Historically, Japanese emperors were revered as human deities. They rarely, if ever, interacted with the public. But from an early age Emperor Akihito, who steps down on Tuesday, began taking down the centuries-old barriers between the royal family and the public – especially as he courted and then married Michiko.

Photography and mass media again played a huge role in this evolution, especially on the wedding day. “Everyone was enraptured by this ‘romance of the century,’” recalled Shigeo Suzuki, a former TV producer who oversaw coverage of the wedding in 1959.

Kyodo News/Getty Images
Crown Prince Akihito and Crown Princess Michiko riding a carriage through the streets of Tokyo on their wedding day.

“The country was coming out of the shadows of defeat in World War II and was working hard to create the image of a new Japan. It was in the beginning of an economic boom, material and electronic products were entering households, and all of this coincided with the prince’s marriage.”
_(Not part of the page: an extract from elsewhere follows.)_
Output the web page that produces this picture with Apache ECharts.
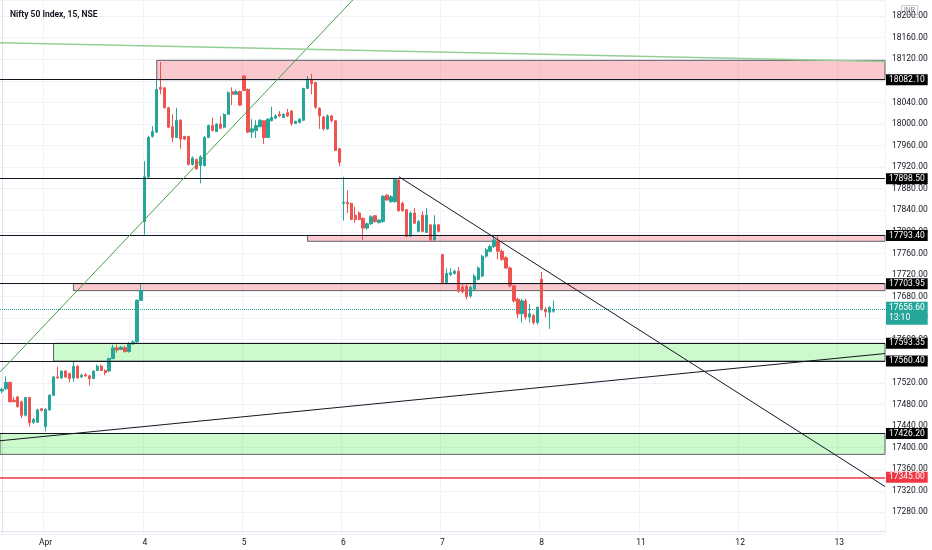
<!DOCTYPE html>
<html>
<head>
<meta charset="utf-8">
<title>Nifty 50 Index, 15, NSE</title>
<script src="https://cdn.jsdelivr.net/npm/echarts@6/dist/echarts.min.js"></script>
<style>
  html, body { margin: 0; padding: 0; background: #fff; }
  #chart { width: 932px; height: 550px; }
</style>
</head>
<body>
<div id="chart"></div>
<script>
// sessions on the time axis and the text shown at each session start
const sessionDays = ["Mar 31", "Apr 1", "Apr 4", "Apr 5", "Apr 6", "Apr 7", "Apr 8", "Apr 11", "Apr 12", "Apr 13"];
const sessionTicks = ["31", "Apr", "4", "5", "6", "7", "8", "11", "12", "13"];
const sessionFirstSlot = [14, 0, 0, 0, 0, 0, 0, 0, 0, 0];
const sessionLastSlot = [24, 24, 24, 24, 24, 24, 24, 24, 24, 11];

// 15 min candles, Mar 31 12:45 -> Apr 8 10:00
const opens = [
  17505, 17509, 17521, 17488, 17494, 17485, 17460, 17493, 17447, 17447, 17472,
  17439, 17470, 17497, 17531, 17529, 17542, 17537, 17529, 17551, 17531, 17535, 17533, 17528, 17543, 17551, 17543, 17542, 17565, 17585, 17582, 17585, 17578, 17592, 17596, 17673,
  17819, 17902, 17977, 17985, 18068, 18067, 18030, 17995, 17975, 18007, 17977, 17977, 17925, 17934, 17923, 17923, 17975, 17997, 17986, 18000, 17994, 18018, 18060, 18055, 18060,
  18089, 18064, 17985, 17988, 17995, 18006, 17975, 18006, 18011, 18018, 18012, 18021, 18024, 18001, 18003, 18007, 18066, 18083, 18077, 18029, 18013, 17991, 18015, 18006, 17954,
  17853, 17855, 17853, 17831, 17835, 17825, 17807, 17815, 17830, 17817, 17819, 17868, 17856, 17856, 17896, 17853, 17841, 17792, 17835, 17801, 17831, 17799, 17813, 17785, 17813,
  17758, 17706, 17721, 17723, 17727, 17698, 17699, 17681, 17694, 17712, 17718, 17755, 17764, 17773, 17782, 17764, 17752, 17733, 17700, 17675, 17648, 17672, 17642, 17645, 17632,
  17712, 17656, 17651, 17653
];
const closes = [
  17508, 17521, 17485, 17485, 17476, 17460, 17493, 17446, 17452, 17470, 17469,
  17471, 17497, 17531, 17529, 17542, 17531, 17528, 17551, 17529, 17534, 17533, 17528, 17542, 17551, 17543, 17539, 17565, 17585, 17581, 17586, 17578, 17592, 17596, 17673, 17691,
  17902, 17975, 17986, 18064, 18064.5, 18030, 17994, 17975, 18007, 17972, 17972, 17925, 17937, 17917, 17939, 17975, 17997, 17988, 18000, 17992, 18018, 18058, 18055, 18060, 18035,
  18062, 17985, 17991, 17997, 18007, 17975, 18009, 18012, 18015, 18015, 18018, 18015, 18001, 18005, 18009, 18066, 18083, 18075, 18031, 18015, 17991, 18015, 18006, 17951, 17929,
  17855, 17852, 17823, 17823, 17823, 17807, 17815, 17828, 17819, 17822, 17866, 17859, 17865, 17897, 17839, 17839, 17792, 17835, 17816, 17819, 17801, 17831, 17785, 17813, 17801,
  17705, 17723, 17724, 17727, 17690, 17689, 17680, 17697, 17718, 17733, 17755, 17767, 17773, 17785, 17764, 17749, 17733, 17700, 17672, 17648, 17672, 17642, 17648, 17632, 17660,
  17658, 17652, 17660, 17656.6
];
const lows = [
  17501, 17507, 17484, 17484, 17474, 17455, 17458, 17439, 17444, 17446, 17467,
  17430, 17468, 17496, 17528, 17528, 17529, 17521, 17522, 17528, 17529, 17531, 17515, 17527, 17542, 17542, 17534, 17540, 17564, 17576, 17581, 17576, 17576, 17591, 17594, 17672,
  17795, 17900, 17975, 17983, 18055, 18029, 17992, 17966, 17974, 17954, 17970, 17923, 17923, 17915, 17890, 17921, 17974, 17986, 17985, 17991, 17992, 18017, 18035, 18054, 18034,
  18061, 17983, 17974, 17974, 17994, 17963, 17974, 18005, 18009, 18013, 18011, 18013, 17997, 18000, 18001, 18006, 18065, 18055, 18028, 17991, 17988, 17989, 18003, 17950, 17922,
  17821, 17835, 17822, 17817, 17822, 17785, 17804, 17813, 17817, 17816, 17817, 17858, 17854, 17854, 17838, 17838, 17790, 17790, 17815, 17799, 17799, 17798, 17782, 17784, 17799,
  17703, 17703, 17718, 17721, 17687, 17686, 17675, 17678, 17690, 17710, 17716, 17752, 17762, 17770, 17749, 17746, 17731, 17697, 17669, 17640, 17632, 17638, 17632, 17628, 17628,
  17654, 17642, 17620, 17650
];
const highs = [
  17511, 17532, 17522, 17494, 17496, 17487, 17494, 17494, 17455, 17472, 17473,
  17473, 17499, 17533, 17550, 17543, 17544, 17539, 17559, 17553, 17537, 17538, 17535, 17543, 17554, 17554, 17545, 17567, 17591, 17591, 17588, 17589, 17596, 17599, 17675, 17705,
  17931, 17978, 17996, 18081, 18115, 18068, 18032, 18018, 18030, 18009, 17978, 17978, 17940, 17936, 17942, 17978, 17999, 18012, 18001, 18015, 18020, 18061, 18068, 18064, 18062,
  18091, 18066, 18009, 18007, 18009, 18007, 18011, 18032, 18018, 18024, 18020, 18028, 18026, 18006, 18011, 18067, 18089, 18093, 18078, 18031, 18015, 18018, 18017, 18007, 17956,
  17902, 17877, 17854, 17847, 17838, 17827, 17817, 17831, 17831, 17823, 17868, 17870, 17868, 17899, 17899, 17856, 17842, 17838, 17844, 17822, 17838, 17844, 17815, 17831, 17815,
  17759, 17732, 17733, 17730, 17735, 17704, 17703, 17700, 17722, 17736, 17757, 17770, 17776, 17792, 17792, 17768, 17755, 17736, 17702, 17678, 17676, 17676, 17666, 17648, 17662,
  17726, 17660, 17662, 17673
];

// price scale (ticks every 40 from the multiple-of-40 minimum)
const priceMin = 17240;
const priceMax = 18229.9;
const priceStep = 40;

// horizontal levels drawn on the chart
const levelPrices = [18082.10, 17898.50, 17793.40, 17703.95, 17593.35, 17560.40, 17426.20];
const stopPrice = 17345.00;
const lastPrice = 17656.60;
const lastBarTimer = "13:10";

// zones: [first bar, upper price, lower price]
const supplyZones = [[39, 18118, 18082.1], [77, 17793.4, 17782.5], [18, 17703.95, 17691]];
const demandZones = [[13, 17593.35, 17560.4], [-0.5, 17426.2, 17387.5]];

// trend lines: [[bar, price], [bar, price]]
const risingGreen = [[-0.5, 17540], [88.4, 18230]];
const topGreen = [[-0.5, 18150.7], [222.5, 18115.9]];
const fallingLine = [[100, 17902.3], [222.5, 17327.8]];
const supportLine = [[-0.5, 17412.7], [222.5, 17574.4]];

const UP = "#26a69a";
const DOWN = "#ef5350";

// build the time slots (09:15 .. 15:15)
const slotTimes = [];
for (let m = 9 * 60 + 15; m <= 15 * 60 + 15; m += 15) {
  slotTimes.push(String(Math.floor(m / 60)).padStart(2, "0") + ":" + String(m % 60).padStart(2, "0"));
}
const categories = [];
const tickText = {};
sessionDays.forEach(function (day, d) {
  for (let s = sessionFirstSlot[d]; s <= sessionLastSlot[d]; s++) {
    const name = day + " " + slotTimes[s];
    if (s === 0) tickText[name] = sessionTicks[d];
    categories.push(name);
  }
});
const lastIndex = categories.length - 0.5;

const candles = opens.map(function (o, i) {
  return [o, closes[i], lows[i], highs[i]];
});

function zoneItem(z, fill) {
  return [
    { coord: [z[0], z[1]], itemStyle: { color: fill, borderColor: "#5f6168", borderWidth: 1 } },
    { coord: [lastIndex, z[2]] }
  ];
}

function levelLabel(bg, text) {
  return {
    show: true,
    position: "end",
    distance: 1,
    formatter: text,
    color: "#fff",
    backgroundColor: bg,
    padding: [1, 3, 0, 3],
    fontSize: 8.5,
    lineHeight: 10
  };
}

function trend(points, color, width) {
  return {
    type: "line",
    xAxisIndex: 1,
    data: points,
    showSymbol: false,
    symbol: "none",
    silent: true,
    z: 5,
    lineStyle: { color: color, width: width }
  };
}

var myChart = echarts.init(document.getElementById("chart"));
var option = {
  animation: false,
  backgroundColor: "#fff",
  textStyle: { fontFamily: "Roboto, 'Liberation Sans', sans-serif" },
  title: {
    text: "Nifty 50 Index, 15, NSE",
    left: 5,
    top: 5,
    textStyle: { fontSize: 8.5, fontWeight: "bold", color: "#131722" }
  },
  grid: { left: 0, right: 47, top: 0, bottom: 16.1 },
  xAxis: [
    {
      type: "category",
      data: categories,
      boundaryGap: true,
      offset: -3,
      axisLine: { lineStyle: { color: "#e0e3eb" } },
      axisTick: { show: false },
      axisLabel: {
        interval: function (i, v) { return tickText[v] !== undefined; },
        formatter: function (v) { return tickText[v] || ""; },
        color: "#131722",
        fontSize: 8.5,
        margin: 7
      },
      splitLine: {
        show: true,
        interval: function (i, v) { return tickText[v] !== undefined; },
        lineStyle: { color: "#f0f3fa" }
      }
    },
    { type: "value", min: -0.5, max: lastIndex, show: false }
  ],
  yAxis: {
    type: "value",
    position: "right",
    min: priceMin,
    max: priceMax,
    interval: priceStep,
    axisLine: { show: true, lineStyle: { color: "#e0e3eb" } },
    axisTick: { show: false },
    axisLabel: {
      formatter: function (v) { return v.toFixed(2); },
      showMinLabel: false,
      showMaxLabel: false,
      color: "#131722",
      fontSize: 8.5,
      margin: 7
    },
    splitLine: { lineStyle: { color: "#f0f3fa" } }
  },
  series: [
    {
      name: "zones",
      type: "line",
      xAxisIndex: 1,
      data: [],
      z: 1,
      markArea: {
        silent: true,
        data: supplyZones.map(function (z) { return zoneItem(z, "rgba(242,54,69,0.27)"); })
          .concat(demandZones.map(function (z) { return zoneItem(z, "rgba(0,230,0,0.2)"); }))
      }
    },
    {
      name: "NIFTY",
      type: "candlestick",
      data: candles,
      barWidth: "70%",
      z: 3,
      itemStyle: { color: UP, color0: DOWN, borderColor: UP, borderColor0: DOWN, borderWidth: 1 }
    },
    {
      name: "levels",
      type: "line",
      xAxisIndex: 1,
      data: [],
      z: 4,
      markLine: {
        silent: true,
        symbol: ["none", "none"],
        data: levelPrices.map(function (p) {
          return {
            yAxis: p,
            lineStyle: { color: "#131722", width: 1, type: "solid" },
            label: levelLabel("#000", p.toFixed(2))
          };
        }).concat([
          {
            yAxis: stopPrice,
            lineStyle: { color: "#f23645", width: 1.5, type: "solid" },
            label: levelLabel("#f23645", stopPrice.toFixed(2))
          },
          {
            yAxis: lastPrice,
            lineStyle: { color: UP, width: 1, type: "dotted" },
            label: Object.assign(levelLabel(UP, lastPrice.toFixed(2) + "\n" + lastBarTimer), { offset: [0, 4], padding: [2, 3, 1, 3] })
          }
        ])
      }
    },
    trend(risingGreen, "#43a047", 1),
    trend(topGreen, "#93cf96", 1.6),
    trend(fallingLine, "#131722", 1),
    trend(supportLine, "#131722", 1)
  ],
  graphic: [
    {
      type: "group",
      left: 901,
      top: 5,
      z: 100,
      children: [
        { type: "rect", shape: { x: 0, y: 0, width: 16, height: 9 }, style: { fill: "#fff", stroke: "#c9ccd3", lineWidth: 1 } },
        { type: "text", style: { x: 8, y: 5, text: "INR", fill: "#787b86", fontSize: 6.5, align: "center", verticalAlign: "middle" } }
      ]
    }
  ]
};

if (option && typeof option === "object") {
  myChart.setOption(option);
}
</script>
</body>
</html>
Along with his team from Tokyo Broadcasting System (TBS), Suzuki set up 12 camera positions to capture the event.

Television sets had only arrived in the country six years earlier, and live broadcasting was in its infancy. Prior to the royal wedding, footage had been delivered from fixed cameras. But the event marked one of the first instances when moving cameras, mounted on dollies, were used, according to Suzuki.

“There weren’t many TV sets yet, so television came behind newspapers, radio and magazines. But the wedding changed that,” he said.

Jack Garofalo/Paris Match/Getty Images
The royal wedding marked one of the first instances when moving cameras, mounted on dollies, were used in the country.

A model for modernization

On April 10, 1959, more than half a million people lined the parade route, while an estimated 15 million tuned in to watch the wedding live. After the ceremony, Akihito and Michiko continued to embrace their public roles, using the media to help shape a new, modern image for the imperial family – both before and after they were named emperor and empress in 1989.

During photo opportunities, cameras were invited to get closer shots and better angles than ever before, according to Chikashige. Images from the time show the young couple raising their own children and taking them to school, as well as cooking in the palace kitchen.

Keystone-France/Gamma-Keystone/Getty Images
The couple often broke with tradition, opting to raise their own children.

“They (the couple) wanted to show they were not reigning, but rather, they were just like us,” he said. “Thanks to these pictures of the prince and princess, the image of the imperial family gradually changed from one of reverence to one of love and respect.

“They became a model for modern, Westernized lifestyles at a time when Japan was moving away from the destruction of war and into a new era.”